The vindication will come in time, as long as Sam Darnold continues to fulfill the promise the Jets saw in him when they drafted him.
Even through the inevitable low points he’s experiencing as a rookie, the payoff will be worth it in the end.
Just not so much in the beginning. And especially not after he was outplayed by the quarterback who spurned the Jets in free agency by choosing the more Super Bowl-ready team.
This was Kirk Cousins’ afternoon on Sunday at MetLife Stadium, as the 30-year-old quarterback vanquished the swirling winds and chilly temperatures to lead the Vikings to a 37-17 win over Darnold’s Jets.
Cousins made the wise choice by going to the Vikings, who were within a victory of reaching last season’s Super Bowl. And he absolutely played his cards right by leveraging the Jets’ fully guaranteed $90-million offer to secure a $9-million increase as part of the Vikings’ $84-million package.
Would Cousins have made a big difference in the Jets’ offense had he signed with them? Of course he would have. But the Jets still are better off having the chance to develop Darnold from Day 1 of his NFL career on a roster still in need of far more upgrading than the Vikings are.
On this day, though, Darnold showed just how much development is required before he’s ready to make his own run at a championship. After a terrific first-quarter touchdown drive that he finished off with a 12-yard pass to rookie tight end Chris Herndon, Darnold was outplayed at every turn by Cousins, who has a far better cast with which to work.
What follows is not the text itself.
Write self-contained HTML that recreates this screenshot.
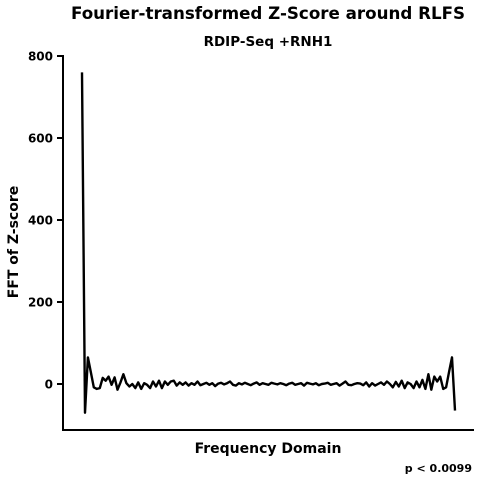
<!DOCTYPE html>
<html><head><meta charset="utf-8"><style>
html,body{margin:0;padding:0;background:#fff;}
svg text{font-family:"DejaVu Sans","Liberation Sans",sans-serif;font-weight:bold;fill:#000;}
</style></head><body>
<svg id="chart" width="480" height="480" viewBox="0 0 480 480">
<text x="268" y="19" text-anchor="middle" font-size="16.7">Fourier-transformed Z-Score around RLFS</text>
<text x="268" y="46" text-anchor="middle" font-size="13.5">RDIP-Seq +RNH1</text>
<text transform="translate(18,242) rotate(-90)" text-anchor="middle" font-size="14">FFT of Z-score</text>
<text x="268" y="453" text-anchor="middle" font-size="14">Frequency Domain</text>
<text x="472" y="472" text-anchor="end" font-size="11">p &lt; 0.0099</text>
<g id="axes"></g>
<polyline id="series" fill="none" stroke="#000" stroke-width="2.4" stroke-linejoin="round"></polyline>
</svg>
<script>
const yTicks=[0,200,400,600,800];
const fftValues=[760,-70,65,28,-8,-12,-10,15,8,18,-2,16,-14,4,24,2,-6,0,-10,4,-12,2,-2,-10,6,-6,8,-10,6,-2,6,8,-4,4,-2,4,-4,2,-2,6,
-3,0,3,-2,2,-5,1,3,-1,2,6,-2,-4,2,-1,3,0,-3,1,4,-2,2,0,-2,3,1,-1,2,0,-3,1,3,-2,0,2,-4,3,1,-1,2,-3,0,1,3,-2,
0,2,-4,1,6,-2,-3,0,2,1,-3,4,-6,2,-4,0,4,-2,6,0,-8,5,-6,8,-10,4,0,-10,6,-8,10,-12,24,-14,18,6,18,-12,-8,30,65,-65];
const ns="http://www.w3.org/2000/svg";
const x0=82,x1=455;
function xScale(i){return x0+(x1-x0)*i/(fftValues.length-1);}
function yScale(v){return 384-v*0.41;}
const axes=document.getElementById('axes');
const yAxis=document.createElementNS(ns,'line');


yAxis.setAttribute('x1',63);yAxis.setAttribute('x2',63);yAxis.setAttribute('y1',55);yAxis.setAttribute('y2',431);
yAxis.setAttribute('stroke','#000');yAxis.setAttribute('stroke-width','2');
axes.appendChild(yAxis);
const xAxis=document.createElementNS(ns,'line');


xAxis.setAttribute('x1',62);xAxis.setAttribute('x2',474);xAxis.setAttribute('y1',430);xAxis.setAttribute('y2',430);
xAxis.setAttribute('stroke','#000');xAxis.setAttribute('stroke-width','2');
axes.appendChild(xAxis);
yTicks.forEach(t=>{
  const y=yScale(t);
  const tk=document.createElementNS(ns,'line');
  
  
  tk.setAttribute('x1',57);tk.setAttribute('x2',63);tk.setAttribute('y1',y);tk.setAttribute('y2',y);
  tk.setAttribute('stroke','#000');tk.setAttribute('stroke-width','2');
  axes.appendChild(tk);
  const lb=document.createElementNS(ns,'text');
  
  
  lb.setAttribute('x',53);lb.setAttribute('y',y+4.5);lb.setAttribute('text-anchor','end');lb.setAttribute('font-size','12');
  lb.textContent=t;
  axes.appendChild(lb);
});
document.getElementById('series').setAttribute('points',fftValues.map((v,i)=>xScale(i).toFixed(1)+','+yScale(v).toFixed(1)).join(' '));
</script>
</body></html>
With Darnold missing standout receiver Quincy Enunwa (ankle) as well as Terrelle Pryor, who was released on Saturday because of a groin injury, Cousins had his full complement of targets, including receivers Adam Thielen (who set an NFL record with his seventh straight 100-yard receiving game from the start of the season) and Stefon Diggs as well as tight end Kyle Rudolph.
Darnold also failed to overcome the challenging weather conditions. He refused to make any excuses, even if he is unaccustomed to playing in the Northeast after growing up and playing college ball in Southern California.
“The conditions are the conditions,” he said. “It wasn’t too windy out there. I didn’t really struggle with it at all, in my opinion.”
Credit the Vikings’ defense with creating most of Darnold’s problems. Coach Mike Zimmer’s scheme stresses plenty of man coverage as well as a dose of Cover 2 zone, and a consistently strong pass rush made it tough for Darnold to get comfortable for long stretches of time. At one point from after the first quarter until early in the fourth quarter, Darnold had minus 1 yards passing. He was particularly ineffective on third downs; the Jets went a miserable 2-for-13 on third-down conversions and weren’t successful until Darnold scrambled for a first down more than 10 minutes into the third quarter.
His third-quarter interception on an attempted pass to Robby Anderson on a deep ball down the left side was brutal. Anderson had to try and bat the ball away from cornerback Xavier Rhodes, who tipped the pass and redirected it toward safety Harrison Smith, who returned it 52 yards to the Jets’ 9. The Jets held the Vikings to a field goal to make it 20-7, and though the Jets got back to within 10 points twice more, Darnold couldn’t bring them all the way back.
Darnold finished 17-for-42 for 206 yards, one touchdown and three interceptions for a miserable 34.4 rating, by far the lowest of his fledgling career. Yet the game still held value for the 21-year-old quarterback, who is 3-4 heading into next Sunday’s game against the Bears at Soldier Field.
“I learned a lot this game,” he said. “I learned to continue to fight. It’s a four-quarter game. The first half, I thought I personally played bad. We’ve just got to keep fighting. Again, we’ve got to execute. That’s what it comes down to, and we’ve got to do a better job of that.”
You knew there would be days like this for Darnold, just as there are for any young quarterback. That it happened against the veteran who spurned the Jets certainly wasn’t the optic the Jets had hoped for, but it’s all part of the process.
As long as Darnold’s apprenticeship continues on an upward track – and there is every reason to believe it will – he will have plenty of opportunities to justify the Jets’ conviction in him.